In 1742, Hutcheson published his celebrated outline of a system of ethics, "Philosophiæ Moralis Institutio Compendiaria." The following letter contains Hume's remarks on the work; and to render them more intelligible, the passages he had particularly in view are printed in notes. It is not, however, as pieces of detached criticism, so much as in the character of an elucidation of those features of his own system in which it differs from that of Hutcheson, that the letter is valuable. It is an argument for the utilitarian system of morality—an argument that there is no summum bonum which should be the object of moral conduct, apart from the good of the human species.
Hume to Francis Hutcheson.
"Dear Sir,—I received your very agreeable present, for which I esteem myself much obliged to you. I think it needless to express to you my esteem of the performance, because both the solidity of your judgment, and the general approbation your writings meet with, instruct you sufficiently what opinion you ought to form of them. Though your good nature might prompt you to encourage me by some praises, the same reason has not place with me, however justice might require them of me. Will not this prove that justice and good nature are not the same? I am surprised you should have been so diffident about your Latin. I have not wrote any in that language these many years, and cannot pretend to judge of particular words and phrases. But the turn of the whole seems to me very pure, and even easy and elegant.
"I have subjoined a few reflections, which occurred to me in reading over the book. By these I pretend only to show you how much I thought myself obliged to you for the pains you took with me in a like case, and how willing I am to be grateful.
"P. 9, l. ult. et quæ seq.[147:1] These instincts you mention seem not always to be violent and impetuous, more than self-love or benevolence. There is a calm ambition, a calm anger or hatred, which, though calm, may likewise be very strong, and have the absolute command over the mind. The more absolute they are, we find them to be commonly the calmer. As these instincts may be calm without being weak, so self-love may likewise become impetuous and disturbed, especially where any great pain or pleasure approaches.
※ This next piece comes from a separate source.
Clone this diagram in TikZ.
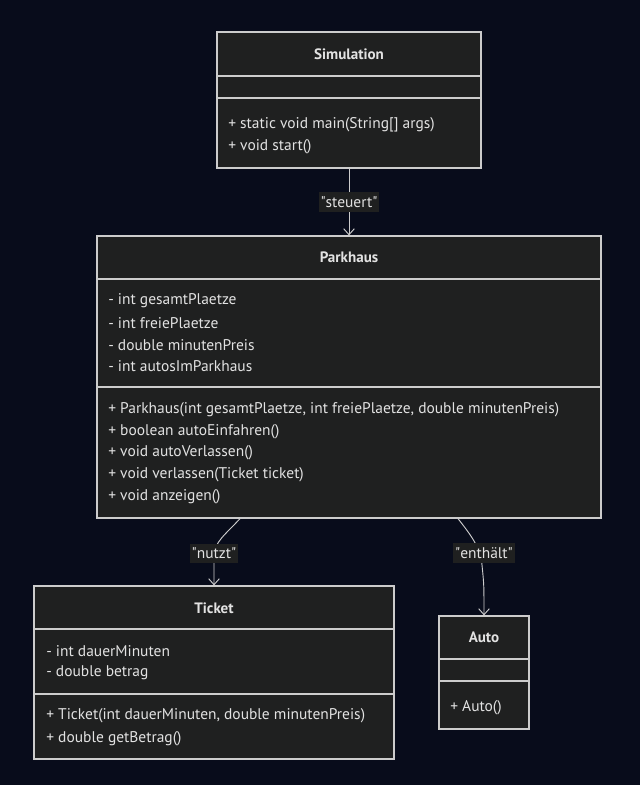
\documentclass[tikz,border=0pt]{standalone}
\usepackage{fontspec}
\setmainfont{PT Sans}
\usepackage{tikz}
\usetikzlibrary{fit,arrows.meta}
\definecolor{bgcol}{HTML}{080C1B}
\definecolor{boxfill}{HTML}{1F2020}
\definecolor{boxline}{HTML}{CCCCCC}
\definecolor{txtcol}{HTML}{E2E2E2}
\newcommand{\qtd}[1]{\textquotedbl#1\textquotedbl}
\tikzstyle{classbox}=[draw=boxline, fill=boxfill, line width=.9pt, inner sep=0pt]
\tikzstyle{divider}=[draw=boxline, line width=.9pt]
\tikzstyle{title}=[text=txtcol, font=\fontsize{11.3}{13}\selectfont\bfseries]
\tikzstyle{member}=[anchor=west, inner sep=0pt, text=txtcol, font=\fontsize{11.6}{13}\selectfont]
\tikzstyle{dep}=[draw=boxline, line width=.7pt, -{Straight Barb[length=4.5pt,width=8pt]}]
\tikzstyle{lbl}=[fill=boxfill, text=txtcol, inner xsep=1.5pt, inner ysep=3pt, font=\fontsize{11.6}{13}\selectfont]

\begin{document}
\begin{tikzpicture}[x=.75pt, y=-.75pt]

		\fill[bgcol] (0,0) rectangle (640,785);
		\useasboundingbox (0,0) rectangle (640,785);

		% Simulation
		\node[classbox, fit={(217,32) (481,168)}] (sim) {};
		\draw[divider] (sim.west |- 0,76) -- (sim.east |- 0,76);
		\draw[divider] (sim.west |- 0,98) -- (sim.east |- 0,98);
		\node[title] (simt) at (349,54) {Simulation};
		\foreach \y/\t [count=\i] in {125/{+ static void main(String[] args)}, 147/{+ void start()}}{
			\node[member] (simm\i) at (228,\y) {\t};
		}

		% Parkhaus
		\node[classbox, fit={(97,236) (601,518)}] (park) {};
		\draw[divider] (park.west |- 0,279) -- (park.east |- 0,279);
		\draw[divider] (park.west |- 0,387) -- (park.east |- 0,387);
		\node[title] (parkt) at (349,257) {Parkhaus};
		\foreach \y/\t [count=\i] in {301/{- int gesamtPlaetze}, 323/{- int freiePlaetze}, 345/{- double minutenPreis}, 366/{- int autosImParkhaus}}{
			\node[member] (parka\i) at (108,\y) {\t};
		}
		\foreach \y/\t [count=\i] in {410/{+ Parkhaus(int gesamtPlaetze, int freiePlaetze, double minutenPreis)}, 432/{+ boolean autoEinfahren()}, 453/{+ void autoVerlassen()}, 475/{+ void verlassen(Ticket ticket)}, 497/{+ void anzeigen()}}{
			\node[member] (parkm\i) at (108,\y) {\t};
		}

		% Ticket
		\node[classbox, fit={(34,586) (394,759)}] (ticket) {};
		\draw[divider] (ticket.west |- 0,629) -- (ticket.east |- 0,629);
		\draw[divider] (ticket.west |- 0,694) -- (ticket.east |- 0,694);
		\node[title] (tickett) at (214,608) {Ticket};
		\foreach \y/\t [count=\i] in {651/{- int dauerMinuten}, 673/{- double betrag}}{
			\node[member] (ticketa\i) at (46,\y) {\t};
		}
		\foreach \y/\t [count=\i] in {716/{+ Ticket(int dauerMinuten, double minutenPreis)}, 739/{+ double getBetrag()}}{
			\node[member] (ticketm\i) at (46,\y) {\t};
		}

		% Auto
		\node[classbox, fit={(439,616) (529,729)}] (auto) {};
		\draw[divider] (auto.west |- 0,659) -- (auto.east |- 0,659);
		\draw[divider] (auto.west |- 0,681) -- (auto.east |- 0,681);
		\node[title] (autot) at (484,637) {Auto};
		\node[member] (autom1) at (450,708) {+ Auto()};

		% Beziehungen
		\draw[dep] (sim.south) -- (park.north);
		\draw[dep] (park.south -| 240,0) .. controls (226,534) and (214,542) .. (214,556) -- (ticket.north);
		\draw[dep] (park.south -| 458,0) .. controls (470,534) and (481,548) .. (482,565) .. controls (484,585) .. (auto.north);

		\node[lbl] (lsteuert) at (349,202) {\qtd{steuert}};
		\node[lbl] (lnutzt) at (214,553) {\qtd{nutzt}};
		\node[lbl] (lenthaelt) at (484,553) {\qtd{enthält}};

\end{tikzpicture}
\end{document}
"P. 21. l. 11.[147:2] In opposition to this, I shall cite a fine writer,—not for the sake of his authority, but for the fact, which you may have observed. 'Les hommes comptent presque pour rien toutes les vertus du cœur, et idolâtrent les talens du corps et de l'esprit: celui qui dit froidement de soi, et sans croire blesser la modestie, qu'il est bon, qu'il est constant, fidèle, sincère, équitable, reconnoissant, n'ose dire qu'il est vif, qu'il a les dents belles et la peau douce: cela est trop fort.'—La Bruyere.[148:1]
"I fancy, however, this author stretches the matter too far. It seems arrogant to pretend to genius or magnanimity, which are the most shining qualities a man can possess. It seems foppish and frivolous to pretend to bodily accomplishments. The qualities of the heart lie in a medium; and are neither so shining as the one, nor so little valued as the other. I suppose the reason why good nature is not more valued, is its commonness, which has a vast effect on all our sentiments. Cruelty and hardness of heart is the most detested of all vices. I always thought you limited too much your ideas of virtue; and I find I have this opinion in common with several that have a very high esteem for your philosophy.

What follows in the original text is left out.